Extract every line of the material that holds the string "with".

Source code of charts:
------
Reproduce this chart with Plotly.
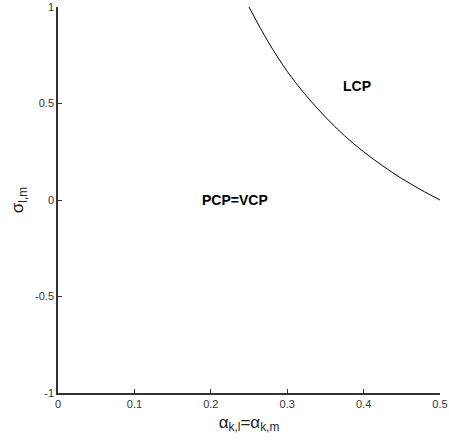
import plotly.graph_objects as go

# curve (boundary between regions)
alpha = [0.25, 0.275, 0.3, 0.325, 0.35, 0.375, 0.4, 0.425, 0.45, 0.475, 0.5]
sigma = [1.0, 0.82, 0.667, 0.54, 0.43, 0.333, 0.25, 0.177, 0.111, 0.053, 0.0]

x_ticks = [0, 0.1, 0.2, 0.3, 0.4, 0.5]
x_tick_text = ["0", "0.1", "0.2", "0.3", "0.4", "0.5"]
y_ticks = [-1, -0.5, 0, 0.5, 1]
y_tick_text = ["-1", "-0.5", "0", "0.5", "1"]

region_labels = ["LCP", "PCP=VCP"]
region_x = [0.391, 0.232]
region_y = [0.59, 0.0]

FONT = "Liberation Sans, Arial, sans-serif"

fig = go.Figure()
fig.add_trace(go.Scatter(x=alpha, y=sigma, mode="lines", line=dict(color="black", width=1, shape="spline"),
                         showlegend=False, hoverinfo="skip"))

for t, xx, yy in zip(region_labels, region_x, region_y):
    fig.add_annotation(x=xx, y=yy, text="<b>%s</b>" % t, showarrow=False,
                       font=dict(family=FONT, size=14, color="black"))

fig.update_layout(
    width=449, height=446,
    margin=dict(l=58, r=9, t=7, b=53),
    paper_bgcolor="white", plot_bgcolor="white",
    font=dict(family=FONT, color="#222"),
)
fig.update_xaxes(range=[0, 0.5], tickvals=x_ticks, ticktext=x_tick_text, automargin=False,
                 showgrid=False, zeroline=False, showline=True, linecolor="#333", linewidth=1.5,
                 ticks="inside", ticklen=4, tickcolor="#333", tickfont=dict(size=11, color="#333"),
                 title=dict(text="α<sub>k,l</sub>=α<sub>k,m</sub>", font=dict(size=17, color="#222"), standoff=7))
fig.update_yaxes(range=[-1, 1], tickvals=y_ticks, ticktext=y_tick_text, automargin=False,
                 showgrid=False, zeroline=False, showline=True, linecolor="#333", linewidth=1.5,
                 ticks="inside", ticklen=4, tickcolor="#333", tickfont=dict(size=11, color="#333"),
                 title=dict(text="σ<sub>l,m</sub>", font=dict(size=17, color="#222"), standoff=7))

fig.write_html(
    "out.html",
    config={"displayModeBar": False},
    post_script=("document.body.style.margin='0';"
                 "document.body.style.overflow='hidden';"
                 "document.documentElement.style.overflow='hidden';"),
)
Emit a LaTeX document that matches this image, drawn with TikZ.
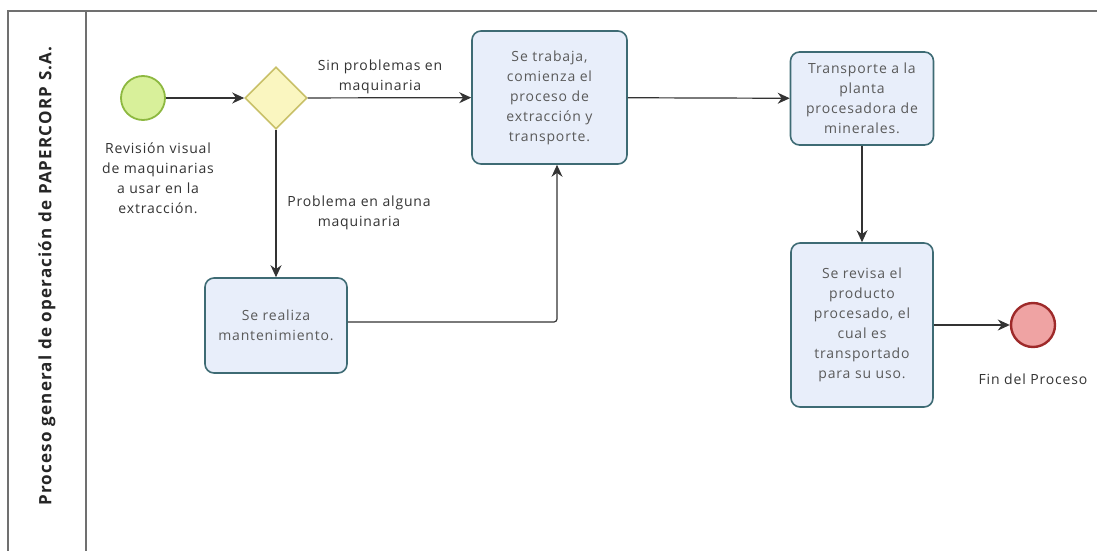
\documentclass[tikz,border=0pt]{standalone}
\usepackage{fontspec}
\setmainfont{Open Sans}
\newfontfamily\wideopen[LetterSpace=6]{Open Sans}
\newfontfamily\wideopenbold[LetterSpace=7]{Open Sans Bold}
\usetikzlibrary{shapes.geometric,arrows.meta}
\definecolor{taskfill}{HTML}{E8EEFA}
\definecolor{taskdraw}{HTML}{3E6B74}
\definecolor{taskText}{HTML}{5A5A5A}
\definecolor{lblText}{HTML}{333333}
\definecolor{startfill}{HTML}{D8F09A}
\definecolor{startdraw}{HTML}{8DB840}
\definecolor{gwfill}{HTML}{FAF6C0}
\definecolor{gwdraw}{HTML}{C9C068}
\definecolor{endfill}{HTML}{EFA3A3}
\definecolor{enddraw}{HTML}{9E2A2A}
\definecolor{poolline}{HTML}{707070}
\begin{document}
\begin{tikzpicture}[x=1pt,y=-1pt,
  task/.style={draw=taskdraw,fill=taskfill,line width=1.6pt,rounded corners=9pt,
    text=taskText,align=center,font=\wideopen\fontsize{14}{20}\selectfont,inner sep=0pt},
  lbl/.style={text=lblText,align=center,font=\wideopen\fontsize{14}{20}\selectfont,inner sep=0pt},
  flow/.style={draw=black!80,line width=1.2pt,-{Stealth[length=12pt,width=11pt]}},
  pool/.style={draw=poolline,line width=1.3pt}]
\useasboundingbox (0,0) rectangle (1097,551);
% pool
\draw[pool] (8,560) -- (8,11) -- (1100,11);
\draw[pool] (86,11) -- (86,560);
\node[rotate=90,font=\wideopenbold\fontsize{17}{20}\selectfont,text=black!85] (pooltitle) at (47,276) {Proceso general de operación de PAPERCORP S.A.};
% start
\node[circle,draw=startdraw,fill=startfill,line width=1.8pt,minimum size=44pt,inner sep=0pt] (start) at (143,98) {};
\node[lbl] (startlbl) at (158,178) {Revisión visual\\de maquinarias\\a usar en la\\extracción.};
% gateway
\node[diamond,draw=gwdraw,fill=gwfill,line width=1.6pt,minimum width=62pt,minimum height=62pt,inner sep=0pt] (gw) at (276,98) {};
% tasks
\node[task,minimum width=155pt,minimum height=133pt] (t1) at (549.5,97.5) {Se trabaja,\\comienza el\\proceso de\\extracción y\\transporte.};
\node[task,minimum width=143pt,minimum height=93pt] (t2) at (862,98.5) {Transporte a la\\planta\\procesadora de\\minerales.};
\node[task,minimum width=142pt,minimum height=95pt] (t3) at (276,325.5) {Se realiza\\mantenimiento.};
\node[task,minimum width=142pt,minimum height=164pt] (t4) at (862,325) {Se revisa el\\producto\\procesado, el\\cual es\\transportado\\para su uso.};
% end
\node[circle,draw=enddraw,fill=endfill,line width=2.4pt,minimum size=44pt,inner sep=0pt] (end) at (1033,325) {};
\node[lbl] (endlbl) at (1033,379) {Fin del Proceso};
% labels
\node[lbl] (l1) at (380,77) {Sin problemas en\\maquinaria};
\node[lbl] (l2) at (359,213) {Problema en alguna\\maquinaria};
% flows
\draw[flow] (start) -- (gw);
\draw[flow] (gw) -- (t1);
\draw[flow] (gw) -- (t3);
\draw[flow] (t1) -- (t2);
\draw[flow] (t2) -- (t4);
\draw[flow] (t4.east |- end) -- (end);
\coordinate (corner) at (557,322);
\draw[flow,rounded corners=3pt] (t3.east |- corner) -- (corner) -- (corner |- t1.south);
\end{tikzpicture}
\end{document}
------
**RESPONSE TO THIS TASK**
Reproduce this chart with Plotly.
Emit a LaTeX document that matches this image, drawn with TikZ.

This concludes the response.